Read the records and gather each line that includes "this".

• [Records to use]

○ ○ ○ ○ ○ ○ ○

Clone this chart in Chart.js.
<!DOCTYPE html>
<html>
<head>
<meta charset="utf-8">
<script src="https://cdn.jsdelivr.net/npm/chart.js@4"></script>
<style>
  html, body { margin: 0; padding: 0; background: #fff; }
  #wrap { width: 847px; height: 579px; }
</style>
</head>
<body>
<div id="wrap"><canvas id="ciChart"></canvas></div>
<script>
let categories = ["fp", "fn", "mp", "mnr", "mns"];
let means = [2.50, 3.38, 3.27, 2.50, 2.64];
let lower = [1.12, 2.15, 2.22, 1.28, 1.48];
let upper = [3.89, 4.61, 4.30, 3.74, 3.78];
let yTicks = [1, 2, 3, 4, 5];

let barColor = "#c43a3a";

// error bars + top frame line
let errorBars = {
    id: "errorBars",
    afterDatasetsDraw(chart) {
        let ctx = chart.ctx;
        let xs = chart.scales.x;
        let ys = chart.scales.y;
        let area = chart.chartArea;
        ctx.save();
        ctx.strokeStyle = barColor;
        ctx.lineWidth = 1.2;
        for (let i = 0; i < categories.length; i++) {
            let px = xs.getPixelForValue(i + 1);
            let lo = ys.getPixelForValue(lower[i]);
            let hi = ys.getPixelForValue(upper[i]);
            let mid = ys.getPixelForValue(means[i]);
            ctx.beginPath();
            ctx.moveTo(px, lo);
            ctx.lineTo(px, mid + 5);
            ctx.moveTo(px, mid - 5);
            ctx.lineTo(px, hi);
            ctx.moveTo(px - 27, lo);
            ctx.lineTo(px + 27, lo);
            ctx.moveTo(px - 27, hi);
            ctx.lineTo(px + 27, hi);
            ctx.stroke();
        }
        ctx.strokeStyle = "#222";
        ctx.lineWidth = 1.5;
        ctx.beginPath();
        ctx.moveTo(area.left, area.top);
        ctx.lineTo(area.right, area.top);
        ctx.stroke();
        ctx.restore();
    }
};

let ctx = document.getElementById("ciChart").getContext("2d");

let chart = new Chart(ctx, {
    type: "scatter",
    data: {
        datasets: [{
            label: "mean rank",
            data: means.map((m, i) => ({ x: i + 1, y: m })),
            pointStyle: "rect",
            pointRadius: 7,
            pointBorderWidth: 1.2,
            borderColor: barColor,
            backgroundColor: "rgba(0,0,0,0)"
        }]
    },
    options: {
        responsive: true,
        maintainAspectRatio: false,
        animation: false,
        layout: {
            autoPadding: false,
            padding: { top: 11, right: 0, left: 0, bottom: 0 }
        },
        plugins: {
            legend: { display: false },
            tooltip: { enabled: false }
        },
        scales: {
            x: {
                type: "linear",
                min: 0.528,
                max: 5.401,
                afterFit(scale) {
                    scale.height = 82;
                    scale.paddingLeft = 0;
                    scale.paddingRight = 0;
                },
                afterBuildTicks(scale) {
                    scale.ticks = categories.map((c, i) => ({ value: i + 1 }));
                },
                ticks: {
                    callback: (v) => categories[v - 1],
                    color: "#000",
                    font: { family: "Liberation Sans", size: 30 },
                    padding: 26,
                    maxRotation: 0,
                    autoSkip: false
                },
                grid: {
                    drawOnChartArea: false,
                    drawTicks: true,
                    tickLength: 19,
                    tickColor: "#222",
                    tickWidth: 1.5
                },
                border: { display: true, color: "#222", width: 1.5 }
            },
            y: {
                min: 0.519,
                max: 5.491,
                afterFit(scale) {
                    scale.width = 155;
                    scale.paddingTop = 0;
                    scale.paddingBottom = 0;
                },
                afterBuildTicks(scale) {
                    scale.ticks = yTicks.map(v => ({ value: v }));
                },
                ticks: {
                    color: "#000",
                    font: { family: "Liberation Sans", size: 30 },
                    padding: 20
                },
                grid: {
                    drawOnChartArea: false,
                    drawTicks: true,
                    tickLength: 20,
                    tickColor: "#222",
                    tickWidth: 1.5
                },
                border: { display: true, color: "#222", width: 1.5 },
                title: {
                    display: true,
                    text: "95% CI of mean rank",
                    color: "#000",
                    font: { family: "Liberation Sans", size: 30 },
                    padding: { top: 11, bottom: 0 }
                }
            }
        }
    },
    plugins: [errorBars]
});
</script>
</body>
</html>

○ ○ ○ ○ ○ ○ ○

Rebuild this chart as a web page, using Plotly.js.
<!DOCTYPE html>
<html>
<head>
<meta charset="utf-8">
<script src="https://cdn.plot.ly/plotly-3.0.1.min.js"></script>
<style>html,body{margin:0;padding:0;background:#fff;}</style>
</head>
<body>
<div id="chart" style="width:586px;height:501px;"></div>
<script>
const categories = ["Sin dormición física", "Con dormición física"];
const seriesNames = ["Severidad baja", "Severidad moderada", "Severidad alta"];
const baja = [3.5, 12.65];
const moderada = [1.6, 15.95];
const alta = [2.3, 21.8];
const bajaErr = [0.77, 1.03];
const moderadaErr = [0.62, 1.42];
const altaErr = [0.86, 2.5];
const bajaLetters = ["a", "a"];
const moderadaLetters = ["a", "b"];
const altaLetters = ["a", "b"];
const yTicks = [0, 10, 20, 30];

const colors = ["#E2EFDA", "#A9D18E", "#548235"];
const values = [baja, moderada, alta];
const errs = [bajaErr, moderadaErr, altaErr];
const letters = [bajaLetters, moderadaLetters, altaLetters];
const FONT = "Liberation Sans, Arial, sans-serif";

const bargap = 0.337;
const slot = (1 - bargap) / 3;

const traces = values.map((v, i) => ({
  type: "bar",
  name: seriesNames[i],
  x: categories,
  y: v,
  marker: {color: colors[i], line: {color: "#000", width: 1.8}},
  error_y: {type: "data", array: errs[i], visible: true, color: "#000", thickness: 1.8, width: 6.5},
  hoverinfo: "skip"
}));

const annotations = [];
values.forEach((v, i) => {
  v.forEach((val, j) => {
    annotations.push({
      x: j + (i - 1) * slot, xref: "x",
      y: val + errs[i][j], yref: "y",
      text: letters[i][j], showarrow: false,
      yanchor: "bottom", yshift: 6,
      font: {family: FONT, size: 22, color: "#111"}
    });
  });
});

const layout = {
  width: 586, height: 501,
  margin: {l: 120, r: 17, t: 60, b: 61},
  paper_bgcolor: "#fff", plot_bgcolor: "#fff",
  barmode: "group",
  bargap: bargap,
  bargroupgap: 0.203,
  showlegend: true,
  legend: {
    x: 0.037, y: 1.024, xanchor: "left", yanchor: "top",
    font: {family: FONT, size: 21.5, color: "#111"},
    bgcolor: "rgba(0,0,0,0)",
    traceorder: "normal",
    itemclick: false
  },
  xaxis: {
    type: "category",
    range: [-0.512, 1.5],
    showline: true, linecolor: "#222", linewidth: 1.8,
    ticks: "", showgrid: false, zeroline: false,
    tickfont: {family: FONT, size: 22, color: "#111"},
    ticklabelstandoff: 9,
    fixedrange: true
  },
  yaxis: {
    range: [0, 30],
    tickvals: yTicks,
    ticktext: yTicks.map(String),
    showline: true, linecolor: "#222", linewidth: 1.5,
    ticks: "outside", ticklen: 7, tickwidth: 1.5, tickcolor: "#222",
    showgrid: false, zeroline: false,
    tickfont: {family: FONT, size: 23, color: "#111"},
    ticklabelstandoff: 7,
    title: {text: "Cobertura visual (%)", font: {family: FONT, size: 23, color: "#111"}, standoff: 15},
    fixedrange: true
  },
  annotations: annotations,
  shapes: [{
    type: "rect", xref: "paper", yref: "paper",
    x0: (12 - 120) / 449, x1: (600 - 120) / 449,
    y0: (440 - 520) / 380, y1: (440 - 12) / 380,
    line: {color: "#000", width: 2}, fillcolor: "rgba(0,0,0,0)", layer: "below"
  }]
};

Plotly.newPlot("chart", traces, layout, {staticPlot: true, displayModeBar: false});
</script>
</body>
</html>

○ ○ ○ ○ ○ ○ ○

• [The answer]
Clone this chart in Chart.js.
Rebuild this chart as a web page, using Plotly.js.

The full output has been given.